Letters written at the time to Henry Ingram, 7th Viscount Irwin of Temple Newsam and still in existence, make it clear that Edward was impatient to return to Parlington, a wish he never fulfilled, he died on 16th May 1750 and was buried in the local monastry. On 26th May 1750 Henry Strickland wrote to Henry Ingram from Cambrai: 'If anything could add to my present affliction it would be the necessity I lie under to communicating it to all the friends of our once dearly beloved Sir Edward Gascoigne whom we lost on Sunday ... a quarter before twelve at night...'
With the death of Sir Edward, his son [Also Edward] became the 7th Baronet, he was born at Parlington 11th February 1743 and taken to Cambrai, when only three months old. [Does this fact lend weight to the view that Sir Edward and family left in some haste. Taking a small child on such a journey, could be seen as a risk.] The young heir may have remained in France throughout his youth as there is no record of him visiting England. He died in Paris of smallpox on 16th June 1762.

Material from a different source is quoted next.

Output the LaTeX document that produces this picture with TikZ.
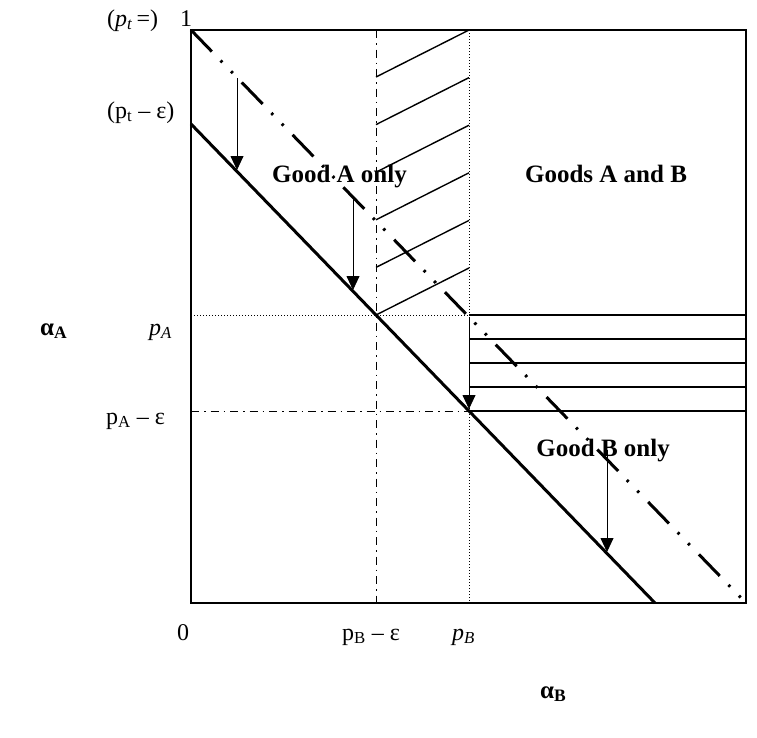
\documentclass[tikz,border=0pt]{standalone}
\usepackage{fontspec}
\setmainfont{Liberation Serif}
\usetikzlibrary{arrows.meta}
\begin{document}
\begin{tikzpicture}[x=1pt,y=-1pt,
  lbl/.style={inner sep=0pt, font=\fontsize{24}{28}\selectfont},
  blbl/.style={inner sep=0pt, font=\fontsize{25}{29}\selectfont\bfseries},
  frame/.style={line width=1.8pt},
  budget/.style={line width=3pt},
  oldbudget/.style={line width=3pt, dash pattern=on 30pt off 12.5pt on 2.5pt off 12.5pt on 2.5pt off 13pt},
  dotln/.style={line width=1pt, dash pattern=on 1pt off 2pt},
  dashdot/.style={line width=1pt, dash pattern=on 8pt off 5pt on 1.5pt off 5pt},
  hatch/.style={line width=1.4pt},
  shiftarrow/.style={line width=0.8pt, -{Triangle[width=13pt,length=14pt]}}
]
\useasboundingbox[fill=white] (0,0) rectangle (757,737);
% corners
\coordinate (TL) at (191,30);
\coordinate (TR) at (746,30);
\coordinate (BR) at (746,603);
\coordinate (BL) at (191,603);
% guide lines
\coordinate (PAl) at (191,315);
\coordinate (PAm) at (469,315);
\coordinate (PEl) at (191,411);
\coordinate (PEm) at (469,411);
\coordinate (VBt) at (469,30);
\coordinate (VBb) at (469,603);
\coordinate (VEt) at (376,30);
\coordinate (VEb) at (376,603);
\draw[dotln] (VBt) -- (VBb);
\draw[dashdot] (VEt) -- (VEb);
\draw[dotln] (PAl) -- (PAm);
\draw[dashdot] (PEl) -- (PEm);
% diagonal hatching
\foreach \i in {0,...,5}{
  \draw[hatch] (376,{315-47.6*(5-\i)}) -- (469,{315-47.6*(5-\i)-47});
}
% horizontal hatching
\foreach \yy in {315,339,363,387,411}{
  \draw[hatch] (469,\yy) -- (746,\yy);
}
% budget lines
\coordinate (S0) at (191,124);
\coordinate (S1) at (655,603);
\draw[oldbudget] (TL) -- (BR);
\draw[budget] (S0) -- (S1);
% frame
\draw[frame] (TL) -- (TR) -- (BR) -- (BL) -- cycle;
% shift arrows
\coordinate (a1s) at (237,78);  \coordinate (a1e) at (237,170);
\coordinate (a2s) at (353,197); \coordinate (a2e) at (353,290);
\coordinate (a3s) at (469,317); \coordinate (a3e) at (469,409);
\coordinate (a4s) at (607,450); \coordinate (a4e) at (607,552);
\draw[shiftarrow] (a1s) -- (a1e);
\draw[shiftarrow] (a2s) -- (a2e);
\draw[shiftarrow] (a3s) -- (a3e);
\draw[shiftarrow] (a4s) -- (a4e);
% region labels
\node[blbl, anchor=base east] (goodA) at (407,182) {Good A only};
\node[blbl, anchor=base] (goodAB) at (606,182) {Goods A and B};
\node[blbl, anchor=base east] (goodB) at (670,456) {Good B only};
% axis labels
\node[lbl, anchor=base west] (pt) at (107,26) {(\textit{p}\textsubscript{\textit{t}}\,=)};
\node[lbl, anchor=base west] (one) at (180,26) {1};
\node[lbl, anchor=base west] (pte) at (107,118) {(p\textsubscript{t} – ε)};
\node[lbl, anchor=base west] (pa) at (149,335) {\textit{p}\textsubscript{\textit{A}}};
\node[lbl, anchor=base west] (pae) at (106,424) {p\textsubscript{A} – ε};
\node[lbl, anchor=base west] (zero) at (177,640) {0};
\node[lbl, anchor=base west] (pbe) at (342,640) {p\textsubscript{B} – ε};
\node[lbl, anchor=base west] (pb) at (452,640) {\textit{p}\textsubscript{\textit{B}}};
\node[blbl, anchor=base west] (alA) at (40,335) {α\textsubscript{A}};
\node[blbl, anchor=base west] (alB) at (540,698) {α\textsubscript{B}};
\end{tikzpicture}
\end{document}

The Hall :: Sir Edward's Constructions
Contemporary writers have suggested that Sir Edward was not exactly the
life and soul of the party. A quiet and careful individual he kept a diary of his day to day activities. This enables us to be aware of some of his contribtions to Parlington Hall. Prior to Sir Edward scant information exists about the house, although it was already established at the time the Gascoignes' purchased the estate in the sixteenth century.
The best evidence comes from a seminal piece by Samual Buck, titled
Samuel Buck's Yorkshire Sketchbook. A facsimile was produced in 1979 by Wakefield Historical Publications. Click on the note icon to read the notes from the inside of the book dust cover.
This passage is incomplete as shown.